Reflexiones / Por Lucas Cortiana
Niño de Humahuaca
Sin ninguna clase de adioses se da la vuelta el niño de Humahuaca, contando los billetes y yendo para el lado de la Catedral de la Candelaria, como desdeñando aquella breve coincidencia nuestra. Niño de corazón utilitario. Haber sido para él en ese instante el mismo forastero de siempre, el nombre fantasmal que pasa por el pueblo, el hombre perdido en su tierra que saca fotos y compra llaveros e imanes como si aquellas chucherías pudieran ser verdaderos recuerdos.

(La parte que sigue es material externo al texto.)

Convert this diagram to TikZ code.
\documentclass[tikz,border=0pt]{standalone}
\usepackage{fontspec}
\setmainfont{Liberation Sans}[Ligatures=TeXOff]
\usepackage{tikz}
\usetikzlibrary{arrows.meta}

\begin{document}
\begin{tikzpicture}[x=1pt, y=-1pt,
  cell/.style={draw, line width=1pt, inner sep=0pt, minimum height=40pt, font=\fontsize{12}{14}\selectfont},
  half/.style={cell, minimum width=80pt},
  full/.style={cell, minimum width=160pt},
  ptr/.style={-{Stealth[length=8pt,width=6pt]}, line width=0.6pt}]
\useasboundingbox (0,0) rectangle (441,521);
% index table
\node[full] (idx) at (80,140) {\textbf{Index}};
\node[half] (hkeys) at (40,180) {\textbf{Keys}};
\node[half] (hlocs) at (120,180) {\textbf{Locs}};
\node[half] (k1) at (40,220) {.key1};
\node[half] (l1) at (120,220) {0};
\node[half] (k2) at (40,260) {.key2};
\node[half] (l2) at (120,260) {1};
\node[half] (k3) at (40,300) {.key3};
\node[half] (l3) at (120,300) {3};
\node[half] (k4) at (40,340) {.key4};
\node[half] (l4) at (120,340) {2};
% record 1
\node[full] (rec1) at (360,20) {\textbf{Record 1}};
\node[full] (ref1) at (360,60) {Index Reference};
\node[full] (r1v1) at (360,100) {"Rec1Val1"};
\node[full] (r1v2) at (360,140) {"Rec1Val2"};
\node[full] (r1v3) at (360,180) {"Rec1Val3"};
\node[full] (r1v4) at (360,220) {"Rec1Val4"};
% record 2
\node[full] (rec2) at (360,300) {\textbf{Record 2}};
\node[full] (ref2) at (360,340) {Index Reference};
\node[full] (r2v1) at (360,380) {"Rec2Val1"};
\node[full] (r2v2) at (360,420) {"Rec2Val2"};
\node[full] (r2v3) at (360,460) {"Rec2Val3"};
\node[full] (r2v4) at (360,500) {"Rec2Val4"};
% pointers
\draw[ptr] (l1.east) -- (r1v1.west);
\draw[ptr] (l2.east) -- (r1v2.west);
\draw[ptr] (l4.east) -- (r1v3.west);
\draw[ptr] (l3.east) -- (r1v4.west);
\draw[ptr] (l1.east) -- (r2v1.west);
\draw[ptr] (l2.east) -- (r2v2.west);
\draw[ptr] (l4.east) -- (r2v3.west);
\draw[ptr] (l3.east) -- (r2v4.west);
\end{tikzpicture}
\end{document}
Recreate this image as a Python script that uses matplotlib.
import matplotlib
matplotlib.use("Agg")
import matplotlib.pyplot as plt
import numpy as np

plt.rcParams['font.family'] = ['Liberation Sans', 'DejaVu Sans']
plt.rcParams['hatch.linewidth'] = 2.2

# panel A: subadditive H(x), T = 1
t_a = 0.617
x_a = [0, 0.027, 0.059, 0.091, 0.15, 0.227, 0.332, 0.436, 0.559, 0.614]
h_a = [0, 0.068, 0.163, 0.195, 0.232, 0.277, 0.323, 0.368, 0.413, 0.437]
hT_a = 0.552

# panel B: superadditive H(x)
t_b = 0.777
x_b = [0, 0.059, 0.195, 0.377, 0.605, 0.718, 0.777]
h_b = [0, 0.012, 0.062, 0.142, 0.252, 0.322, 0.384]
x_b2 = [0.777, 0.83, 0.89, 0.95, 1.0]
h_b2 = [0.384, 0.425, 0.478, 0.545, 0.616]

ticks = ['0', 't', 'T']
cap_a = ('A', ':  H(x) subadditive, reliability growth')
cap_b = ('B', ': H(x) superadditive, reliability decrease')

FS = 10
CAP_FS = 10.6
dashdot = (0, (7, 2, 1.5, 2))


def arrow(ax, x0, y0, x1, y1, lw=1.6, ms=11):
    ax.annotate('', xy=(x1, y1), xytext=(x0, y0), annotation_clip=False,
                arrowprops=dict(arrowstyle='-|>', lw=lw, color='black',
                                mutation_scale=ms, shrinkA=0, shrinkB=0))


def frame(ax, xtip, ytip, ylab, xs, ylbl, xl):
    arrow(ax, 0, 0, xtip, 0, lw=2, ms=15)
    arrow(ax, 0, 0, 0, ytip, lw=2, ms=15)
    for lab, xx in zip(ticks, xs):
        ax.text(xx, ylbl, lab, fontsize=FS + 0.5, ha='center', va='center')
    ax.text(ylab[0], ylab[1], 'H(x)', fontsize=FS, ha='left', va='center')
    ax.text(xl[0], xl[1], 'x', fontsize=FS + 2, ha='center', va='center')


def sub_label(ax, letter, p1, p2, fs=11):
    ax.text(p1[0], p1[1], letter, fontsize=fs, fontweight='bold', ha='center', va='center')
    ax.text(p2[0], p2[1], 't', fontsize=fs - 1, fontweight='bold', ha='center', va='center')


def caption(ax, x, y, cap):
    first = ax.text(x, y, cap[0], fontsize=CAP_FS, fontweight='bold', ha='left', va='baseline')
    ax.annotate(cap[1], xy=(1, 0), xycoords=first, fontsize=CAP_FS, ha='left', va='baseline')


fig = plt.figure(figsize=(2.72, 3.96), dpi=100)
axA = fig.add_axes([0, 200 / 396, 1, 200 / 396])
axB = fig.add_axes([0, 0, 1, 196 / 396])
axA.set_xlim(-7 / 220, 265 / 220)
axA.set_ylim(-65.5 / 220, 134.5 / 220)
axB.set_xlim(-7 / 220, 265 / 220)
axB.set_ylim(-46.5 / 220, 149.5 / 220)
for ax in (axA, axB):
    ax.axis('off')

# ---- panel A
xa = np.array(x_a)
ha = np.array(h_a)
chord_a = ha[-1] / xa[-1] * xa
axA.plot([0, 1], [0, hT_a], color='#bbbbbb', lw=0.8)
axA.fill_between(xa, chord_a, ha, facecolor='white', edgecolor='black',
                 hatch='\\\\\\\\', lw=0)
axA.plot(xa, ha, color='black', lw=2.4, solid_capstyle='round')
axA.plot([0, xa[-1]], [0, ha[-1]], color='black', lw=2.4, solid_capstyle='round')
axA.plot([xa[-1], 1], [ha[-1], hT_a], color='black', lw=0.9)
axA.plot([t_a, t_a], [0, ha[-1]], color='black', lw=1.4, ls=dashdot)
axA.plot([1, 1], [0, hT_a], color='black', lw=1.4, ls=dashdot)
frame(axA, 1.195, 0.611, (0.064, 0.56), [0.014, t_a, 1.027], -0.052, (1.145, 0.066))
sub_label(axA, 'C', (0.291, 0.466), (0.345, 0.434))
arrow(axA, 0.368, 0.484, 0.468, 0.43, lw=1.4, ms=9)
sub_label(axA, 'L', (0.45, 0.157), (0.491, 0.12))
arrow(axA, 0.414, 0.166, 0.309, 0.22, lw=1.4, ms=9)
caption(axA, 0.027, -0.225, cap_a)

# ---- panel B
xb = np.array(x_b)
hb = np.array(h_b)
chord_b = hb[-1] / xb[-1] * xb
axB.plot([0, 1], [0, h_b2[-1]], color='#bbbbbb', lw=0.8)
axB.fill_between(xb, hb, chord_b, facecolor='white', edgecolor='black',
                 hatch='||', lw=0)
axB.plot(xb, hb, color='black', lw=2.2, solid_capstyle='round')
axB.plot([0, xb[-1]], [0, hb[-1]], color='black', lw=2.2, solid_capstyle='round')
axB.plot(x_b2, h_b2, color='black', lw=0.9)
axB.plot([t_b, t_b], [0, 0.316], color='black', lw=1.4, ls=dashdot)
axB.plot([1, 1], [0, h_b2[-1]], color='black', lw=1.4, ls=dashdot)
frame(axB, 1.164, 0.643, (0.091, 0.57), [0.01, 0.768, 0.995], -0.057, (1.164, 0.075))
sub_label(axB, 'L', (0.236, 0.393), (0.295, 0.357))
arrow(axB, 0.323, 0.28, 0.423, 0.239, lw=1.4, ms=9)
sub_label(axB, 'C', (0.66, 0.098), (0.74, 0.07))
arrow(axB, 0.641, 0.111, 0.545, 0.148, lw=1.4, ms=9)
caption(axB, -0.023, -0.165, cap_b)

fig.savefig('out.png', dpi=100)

Me había sorprendido con su invitación al juego poético como se sorprende a un turista, tirando un poco de la remera, llamando «señor, señor» repetidas veces hasta obtener la atención. «Señor, ¿le puedo recitar mi copla?»
Llevaba una camiseta de Boca con el color azul indefinido de las telas malas que se vuelven violetas y un pantalón de las ferias quemado por el sol de la Quebrada. Pero tenía a punto de salírseles de la garganta los versos que le perturbaban adentro y debía liberar. Yo no esperaba a un niño poeta de Humahuaca como se puede esperar a un guitarrista en una peatonal concurrida o a un pintor en la puerta de una iglesia o a una estatua viviente junto a la fuente de una plaza. Y ningún poeta merece un desaire; ya suficiente tiene con la desdicha aquella de ser un pequeño dios, según Huidobro; una penitencia. Y volvió a decir: «Mi copla para usted y para su señora».
Un amiguito que pasaba lo llamó «Cóndor, Cóndor, cántales la copla de la vida y la muerte».
En la tarde humahuaqueña de calles empedradas y casas de adobe con techos de cardón sólo se escuchaba la fervorosa bocina de los colectivos de las agencias llamando a los pasajeros rezagados, el murmullo perezoso de los restaurantes y cierta malicia indígena flotando en un eco carnavalesco y antiguo. Con una determinación que no aparentaba de su inocencia, el niño de Humahuaca comenzó a elevarse sobre el ruido ordinario: «Sale el sol sale la luna / sale la estrella mayor / todos salen en mi contra / solo Dios a mi favor». El dolor no le impedía cantar, vapuleado por la pobreza y hasta azotado por la noche de precisa oscuridad que le deparaba el futuro. Vaya a saber quién le cantó esas coplas por primera vez y desde qué generación sus antepasados sintieron la adversidad del mundo. Pero ninguna cosa le costaba su imaginación. También dijo, irguiendo la cabeza aún con el sol de frente pero pensando en el abajo rumbo de las vidas, «Pachamama Madre Tierra / todavía no me tragues».
Había cambiado el ámbito en el valle andino, una brisa de la tarde acercaba su canto; alguien, sin embargo, regateaba por unas telas.
Un lugar en sus versos estaba reservado para insertar nuestros nombres, ardid que le permitía mantener en su aliento una complicidad. Por su sangre Huiracocha, de raza de dioses que lloran lluvias, nos cantó que el Qhapac Ñan, el Camino del Inca, nos esperaba; en sus octosílabos estaban el calor y el polvo del tránsito de Humahuaca a Cuzco, y el talento de querer convencernos de que nuestros nombres estaban ligados al destino incaico. Luego, una sonrisa nos amenazó cordialmente. El final jamás improvisado buscaba hacer la rima asonante con la demanda de «propina». «Si no me dan la propina / no se me van de Humahuaca», pero ya habíamos sido derrotados por su arte, su dolor y sus leyendas.
Salimos hacia Purmamarca esa misma tarde. El sol aún estaba alto; la sombra de un cóndor nos seguía por la ruta.